On this basis, the judge held that "the so-called system operated by JM in their airport office for the handling and safeguarding of SRFs, once collected from the airlines, was reckless…. The evidence of slack, undisciplined and uncontrolled practice is incontrovertible". Given his finding that the JM personnel were aware of the bearer status of the SRF, the judge held that they had the requisite knowledge that ‘damage would probably result’ from the inadequate security arrangements that were in place.

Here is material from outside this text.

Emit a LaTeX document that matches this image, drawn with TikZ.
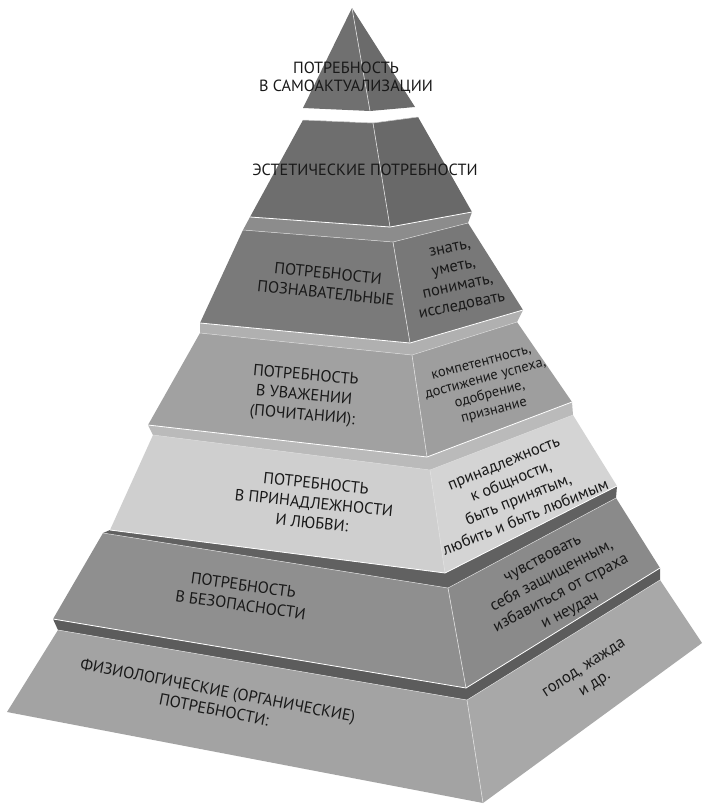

The judge also held that the theft of the cargo had, more likely than not, been an ‘inside job’ on the part of the JM airport office staff and that the loss had therefore "resulted from an act or omission of the carrier, his servants or agents, done with intent to cause damage". For this purpose, the judge held, in reliance on the Canadian case of Swiss Bank Corp. v. Air Canada in 1981, that it was not necessary to prove which of the carrier’s servants or agents had been individually responsible.
The allegation of contributory negligence, based on DFS’ decision to ship the cargo as general consolidated cargo, as opposed to valuable cargo, "manifestly failed to get off the ground". In this regard the judge relied on the uncontradicted evidence that there was a widespread industry practice of shipping goods of this type as general consolidated cargo. He added that it was difficult for a freight forwarder "who had failed utterly to demonstrate the basic minimum standard of care" to raise such an argument.
Judgment was accordingly given in favour of DFS, for the full amount claimed, together with interest and costs. The court held that, since the AWC limits had been broken, the issue as to whether the AWC limits were inclusive of interest did not need to be decided in this case.